Content via Christopher & Dana Reeve Foundation
Christopher & Dana Reeve Foundation

Candace loves to travel, especially by air. Her company, Open Doors Organization, has documented the extensive amount of travel done by people with disabilities in the past two years, with about 11 million travelers with disabilities in the U.S. taking 23 million flights alone. 

Traveling for people with disabilities requires much coordination and communication between the traveler and the airline.

“People with disabilities want and do travel, but for us, taking a flight isn’t just about booking a seat, finding that seat and settling in for the flight, without a worry. We must plan, plan, plan and communicate over and over to airline staff what our needs are and how to satisfy those requests."

As both a wheelchair user and someone who loves to travel, Candace has documented some tips and tricks that work for her in ensuring a pleasant flight.

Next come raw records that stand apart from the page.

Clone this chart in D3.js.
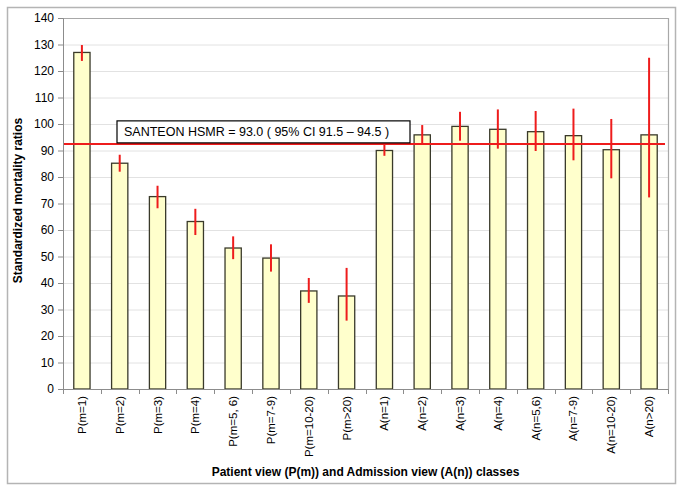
<!DOCTYPE html>
<html>
<head>
<meta charset="utf-8">
<script src="https://cdn.jsdelivr.net/npm/d3@7"></script>
<style>
  body { margin: 0; background: #fff; }
  svg text { font-family: Arial, "Liberation Sans", sans-serif; fill: #000; }
</style>
</head>
<body>
<div id="chart"></div>
<script>
// data
const categories = ['P(m=1)', 'P(m=2)', 'P(m=3)', 'P(m=4)', 'P(m=5, 6)', 'P(m=7-9)', 'P(m=10-20)', 'P(m>20)',
  'A(n=1)', 'A(n=2)', 'A(n=3)', 'A(n=4)', 'A(n=5,6)', 'A(n=7-9)', 'A(n=10-20)', 'A(n>20)']
const smr = [127, 85.2, 72.6, 63.2, 53.2, 49.4, 37, 35.1, 90, 95.9, 99.1, 98, 97.1, 95.6, 90.3, 95.9]
const ciLow = [123.8, 82, 68.2, 58.1, 49, 44.3, 32.5, 25.8, 88, 92.3, 93.7, 90.7, 89.8, 86.3, 79.5, 72.3]
const ciHigh = [129.8, 88.4, 76.7, 68, 57.6, 54.6, 41.9, 45.7, 92.5, 99.6, 104.6, 105.5, 104.9, 105.8, 101.9, 125]
const yTicks = [0, 10, 20, 30, 40, 50, 60, 70, 80, 90, 100, 110, 120, 130, 140]
const hsmr = 92.5
const hsmrLabel = 'SANTEON HSMR = 93.0 ( 95% CI 91.5 \u2013 94.5 )'

const width = 685, height = 493
const margin = { top: 18, right: 17, bottom: 104, left: 63 }
const w = width - margin.left - margin.right
const h = height - margin.top - margin.bottom

const svg = d3.select('#chart').append('svg')
  .attr('width', width).attr('height', height)

// outer frame
svg.append('rect')
  .attr('x', 7.5).attr('y', 7.5).attr('width', 668).attr('height', 476)
  .attr('fill', '#fff').attr('stroke', '#b4b4b4').attr('stroke-width', 1.5)

const g = svg.append('g').attr('transform', `translate(${margin.left},${margin.top})`)

const x = d3.scaleBand().domain(categories).range([0, w]).paddingInner(0.57).paddingOuter(0.285)
const y = d3.scaleLinear().domain([0, 140]).range([h, 0])

// gridlines
g.append('g').selectAll('line').data(yTicks.slice(1)).enter().append('line')
  .attr('x1', 0).attr('x2', w)
  .attr('y1', d => y(d) + 0.5).attr('y2', d => y(d) + 0.5)
  .attr('stroke', '#e2e2e2').attr('stroke-width', 1)

// plot area border (top, right)
g.append('path')
  .attr('d', `M0,0.5H${w + 0.5}V${h}`)
  .attr('fill', 'none').attr('stroke', '#a8a8a8').attr('stroke-width', 1.2)

// bars
g.selectAll('.bar').data(smr).enter().append('rect')
  .attr('class', 'bar')
  .attr('x', (d, i) => x(categories[i]))
  .attr('width', x.bandwidth())
  .attr('y', d => y(d))
  .attr('height', d => h - y(d))
  .attr('fill', '#ffffcc').attr('stroke', '#3a3a2a').attr('stroke-width', 1.3)

// HSMR reference line
g.append('line')
  .attr('x1', 0).attr('x2', w - 3)
  .attr('y1', y(hsmr)).attr('y2', y(hsmr))
  .attr('stroke', '#ee1c1c').attr('stroke-width', 2)

// error bars
g.selectAll('.err').data(smr).enter().append('line')
  .attr('class', 'err')
  .attr('x1', (d, i) => x(categories[i]) + x.bandwidth() / 2)
  .attr('x2', (d, i) => x(categories[i]) + x.bandwidth() / 2)
  .attr('y1', (d, i) => y(ciHigh[i]))
  .attr('y2', (d, i) => y(ciLow[i]))
  .attr('stroke', '#ee1c1c').attr('stroke-width', 2)

// label box
const box = g.append('g').attr('transform', `translate(54,${y(hsmr) - 23})`)
box.append('rect')
  .attr('x', 0).attr('y', 0).attr('width', 293).attr('height', 22)
  .attr('fill', '#fff').attr('stroke', '#000').attr('stroke-width', 1.2)
box.append('text')
  .attr('x', 7).attr('y', 15.5)
  .attr('font-size', 12.5)
  .text(hsmrLabel)

// y axis
const yAxis = g.append('g')
  .call(d3.axisLeft(y).tickValues(yTicks).tickSize(5).tickPadding(4))
yAxis.select('.domain').attr('stroke', '#8c8c8c')
yAxis.selectAll('.tick line').attr('stroke', '#8c8c8c')
yAxis.selectAll('.tick text').attr('font-size', 12).attr('font-family', 'Arial, "Liberation Sans", sans-serif')

// x axis: ticks at category boundaries
const xAxis = g.append('g').attr('transform', `translate(0,${h})`)
xAxis.append('line')
  .attr('x1', 0).attr('x2', w).attr('y1', 0.5).attr('y2', 0.5)
  .attr('stroke', '#8c8c8c')
const step = x.step()
xAxis.selectAll('.bt').data(d3.range(categories.length + 1)).enter().append('line')
  .attr('x1', i => Math.round(x(categories[0]) - x.paddingInner() * step / 2 + i * step) + 0.5)
  .attr('x2', i => Math.round(x(categories[0]) - x.paddingInner() * step / 2 + i * step) + 0.5)
  .attr('y1', 0).attr('y2', 5)
  .attr('stroke', '#8c8c8c')
xAxis.selectAll('.lbl').data(categories).enter().append('text')
  .attr('transform', d => `translate(${x(d) + x.bandwidth() / 2 + 4},7) rotate(-90)`)
  .attr('text-anchor', 'end')
  .attr('font-size', 11.5)
  .text(d => d)

// axis titles
svg.append('text')
  .attr('transform', `translate(22,${margin.top + h / 2 - 3}) rotate(-90)`)
  .attr('text-anchor', 'middle')
  .attr('font-size', 12).attr('font-weight', 'bold')
  .text('Standardized mortality ratios')

svg.append('text')
  .attr('x', margin.left + w / 2).attr('y', 476)
  .attr('text-anchor', 'middle')
  .attr('font-size', 12).attr('font-weight', 'bold')
  .text('Patient view (P(m)) and Admission view (A(n)) classes')
</script>
</body>
</html>
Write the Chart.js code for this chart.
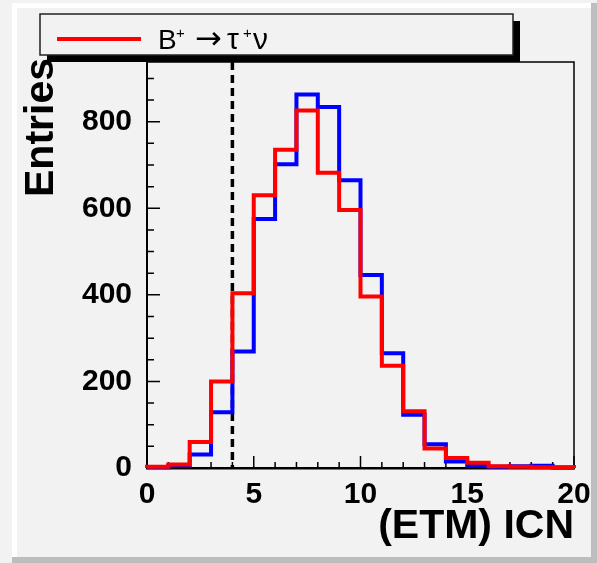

Here are three great ones:

woman in a wheelchair sits next to a check-in counter at an airport
  • Arrive early. It allows for more time to relay your concerns and needs, such as tagging your wheelchair properly. There are lots of details that typically must be sorted out by the traveler and communicated to the airline staff, so arriving early allows you plenty of time to handle all these details without feeling rushed.
  • Use the mirroring method of communication. Asking the airline staff to repeat your instructions back to you helps to ensure that there is no miscommunication. Candace stresses that effective communication is key to minimizing hassle and uneasiness. There is a degree of responsibility that one must undertake to clearly indicate your needs so that the airline staff can better assist you. “This way we, all travelers and airline staff, will have confidence in creating the best possible travel experience,” writes Candace.
  • Pre-board your aircraft. As a wheelchair user, pre-boarding will allow you more time to board the plane comfortably, and could also give you more options for storing your chair. If there is room, some airlines will allow a wheelchair to be stowed in the cabin (typically in a closet) rather than in the belly of the aircraft.